Cat bond spreads won’t widen significantly, but issuance to rise: Fermat

by Artemis on November 15, 2017

Catastrophe bond spreads are not expected to widen significantly following the impacts of recent losses, according to cat bond and ILS fund manager Fermat Capital Management LLC, who only expect spreads will widen less than 10%. However the manager does expect an uptick in issuance anyway.

Cat bond spreads and issuanceEarly evidence from recently closed transactions, the first cat bonds since hurricanes Harvey, Irma and Maria struck the United States and Caribbean, supports this.

Pricing, on a risk adjusted basis, seems little more than 5% higher than previous similar transactions for the higher layers of risk, for which catastrophe bonds are perhaps best known. For the lower down, working layers of risk, pricing may not have moved at all so far.

The catastrophe bond market has not faced the significant losses that it could, had hurricane Irma barreled up the east coast of Florida through Miami as the forecasts had at one stage implied. Irma shifted west and the other catastrophe bonds have been more of an aggregate deductible attrition, rather than large enough to create significant losses across the market.

As a result, the expectation is that the overall loss to the $30 billion cat bond market will only be in the hundreds of millions, perhaps only the low hundreds as our listing of cat bonds considered to have defaulted or that are likely to.

So the capital draw-down for the catastrophe bond investment specialists and their end investors is set to be much lower than will be seen at traditional reinsurers and collateralized reinsurance funds or vehicles. Hence there is an expectation that cat bonds could become very keenly priced at the upcoming renewals and into 2018.

Fermat Capital Management said that investor interest in catastrophe bonds has shown a “net increase” following hurricanes Harvey, Irma and Maria.

The ILS investment manager went on to say that as the hurricanes, “Will likely only cause principal losses to
a small portion of the catastrophe bond market, we are only expecting moderate (< 10%) spread widening for the market.”

Fermat said that rate increases are expected to be higher elsewhere, as “Loss-affected reinsurance programs
in the traditional and collateralised re markets should see steeper increases.”

Of course this provides an opportunity for the catastrophe bond market to cement itself as an efficient source of reinsurance capital, for the right layers of risk, accepting lower rate increases as it has not faced the size of losses other channels for insurance risk transfer have.

But the need for rate increases in some areas was already clear anyway, Fermat says, noting that in the traditional and collateralized reinsurance market, “Many of these were priced too low heading into this year’s storm season.”

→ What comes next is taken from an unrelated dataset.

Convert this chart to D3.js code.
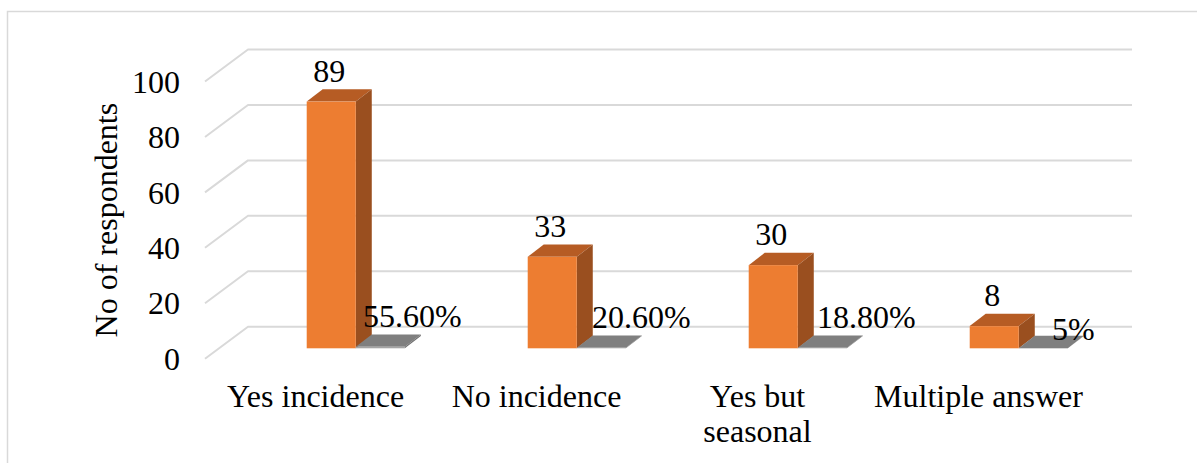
<!DOCTYPE html>
<html>
<head>
<meta charset="utf-8">
<script src="https://cdn.jsdelivr.net/npm/d3@7"></script>
<style>
  html, body { margin: 0; padding: 0; background: #fff; }
  svg { display: block; }
  text { font-family: "Liberation Serif", "Times New Roman", serif; fill: #000; }
</style>
</head>
<body>
<svg id="chart" width="1197" height="463"></svg>
<script>
// Survey responses: number of respondents per answer and share of the total
const categories = ["Yes incidence", "No incidence", "Yes but seasonal", "Multiple answer"];
const categoryLines = [["Yes incidence"], ["No incidence"], ["Yes but", "seasonal"], ["Multiple answer"]];
const respondents = [89, 33, 30, 8];
const sharePercent = [55.6, 20.6, 18.8, 5];
const yTicks = [0, 20, 40, 60, 80, 100];
const yTitle = "No of respondents";

const svg = d3.select("#chart");
const W = 1197, H = 463;

// Chart frame
svg.append("rect")
  .attr("x", 7.5).attr("y", 11.5)
  .attr("width", W).attr("height", H)
  .attr("fill", "#fff").attr("stroke", "#d9d9d9").attr("stroke-width", 1.5);

// Back wall scales
const y = d3.scaleLinear().domain([0, 100]).range([326.7, 49.5]);
const x = d3.scaleBand().domain(categories).range([248, 1132]);

// Oblique projection: floor depth vector (back -> front)
const floorDx = -43, floorDy = 32;
// Bars sit part way into the floor and have their own depth
const barFront = 0.675;           // fraction of floor depth to the bar front
const barDepthDx = 16, barDepthDy = -12.3;
const barW = x.bandwidth() * 0.222;
const barInset = x.bandwidth() * 0.397; // offset of the first bar inside its band (back wall)

// Gridlines: side-wall diagonal + back-wall horizontal
const gridLine = d3.line();
svg.append("g").selectAll("path")
  .data(yTicks)
  .join("path")
  .attr("d", v => gridLine([
    [x.range()[0] + floorDx, y(v) + floorDy],
    [x.range()[0], y(v)],
    [x.range()[1], y(v)]
  ]))
  .attr("fill", "none")
  .attr("stroke", "#d9d9d9")
  .attr("stroke-width", 2)
  .attr("stroke-linejoin", "round");

// Y tick labels on the front edge of the side wall
svg.append("g").selectAll("text")
  .data(yTicks)
  .join("text")
  .attr("x", x.range()[0] + floorDx - 25)
  .attr("y", v => y(v) + floorDy)
  .attr("dy", "0.35em")
  .attr("text-anchor", "end")
  .attr("font-size", 32)
  .text(v => v);

// Y axis title
svg.append("text")
  .attr("transform", `translate(106,${(y(0) + y(100)) / 2 + floorDy})` + " rotate(-90)")
  .attr("dy", "0.35em")
  .attr("text-anchor", "middle")
  .attr("font-size", 32)
  .text(yTitle);

// Draws one 3D column: front face, top face and right side face
function column(g, left, value, colors) {
  const offX = floorDx * barFront, offY = floorDy * barFront;
  const x0 = left + offX, x1 = x0 + barW;
  const yb = y(0) + offY, yt = y(value) + offY;
  const poly = pts => "M" + pts.map(p => p.join(",")).join("L") + "Z";
  g.append("path")
    .attr("d", poly([[x0, yt], [x1, yt], [x1 + barDepthDx, yt + barDepthDy], [x0 + barDepthDx, yt + barDepthDy]]))
    .attr("fill", colors.top);
  g.append("path")
    .attr("d", poly([[x1, yt], [x1, yb], [x1 + barDepthDx, yb + barDepthDy], [x1 + barDepthDx, yt + barDepthDy]]))
    .attr("fill", colors.side);
  g.append("rect")
    .attr("x", x0).attr("y", yt)
    .attr("width", barW).attr("height", Math.max(0, yb - yt))
    .attr("fill", colors.front);
  return { cx: (x0 + x1) / 2, top: yt };
}

const orange = { front: "#ED7D31", top: "#B65C24", side: "#9A4F1F" };
const grey = { front: "#A5A5A5", top: "#7F7F7F", side: "#6F6F6F" };

const fmtPct = v => (Number.isInteger(v) ? v : v.toFixed(2)) + "%";
// Horizontal / vertical placement of the percentage labels next to each bar
const pctLabelShift = [[32, 0], [40, 0], [44, 0], [30, 12]];

const bars = svg.append("g");
const labels = svg.append("g");
categories.forEach((c, i) => {
  const g = bars.append("g");
  const left = x(c) + barInset;
  const a = column(g, left, respondents[i], orange);
  const b = column(g, left + barW, sharePercent[i] / 100, grey);

  labels.append("text")
    .attr("x", a.cx - 2).attr("y", a.top - 20)
    .attr("text-anchor", "middle")
    .attr("font-size", 32)
    .text(respondents[i]);

  labels.append("text")
    .attr("x", b.cx + pctLabelShift[i][0]).attr("y", b.top - 20 + pctLabelShift[i][1])
    .attr("text-anchor", "middle")
    .attr("font-size", 32)
    .text(fmtPct(sharePercent[i]));
});

// Category labels along the front edge of the floor
svg.append("g").selectAll("text")
  .data(categories)
  .join("text")
  .attr("x", c => x(c) + x.bandwidth() / 2 + floorDx)
  .attr("y", y(0) + floorDy + 48)
  .attr("text-anchor", "middle")
  .attr("font-size", 32)
  .each(function (c, i) {
    const t = d3.select(this);
    categoryLines[i].forEach((ln, k) => {
      t.append("tspan")
        .attr("x", t.attr("x"))
        .attr("dy", k === 0 ? 0 : 35)
        .text(ln);
    });
  });
</script>
</body>
</html>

For some investors in cat bonds, price rises of below 10% will be disappointing. A number of ILS investment managers who used to allocate a significant portion of their assets to the cat bond market had been pulling back as rates declined more than 40% over recent years.

For these ILS and reinsurance investors the prospects of rates only creeping slightly up will not be appealing.

But for other investors, who have entered the cat bond market in recent years and are happy with the broadly diversified mid-single digit returns they can achieve, any rate rise will be appealing and we could see a significant push into cat bonds over the coming year, if the pipeline of activity builds strongly.

Fermat believes that some of the new cat bond issuance that had been planned for the fourth-quarter of 2017 could now be pushed into Q1 of 2018, raising the prospects of a busy start to the New Year for the market and its investors.

The manager also expects that insurers and reinsurers will be assessing their protection in the wake of the recent hurricanes, which could result in more chances for ILS and cat bonds to demonstrate their worth and efficiency as reinsurance alternatives.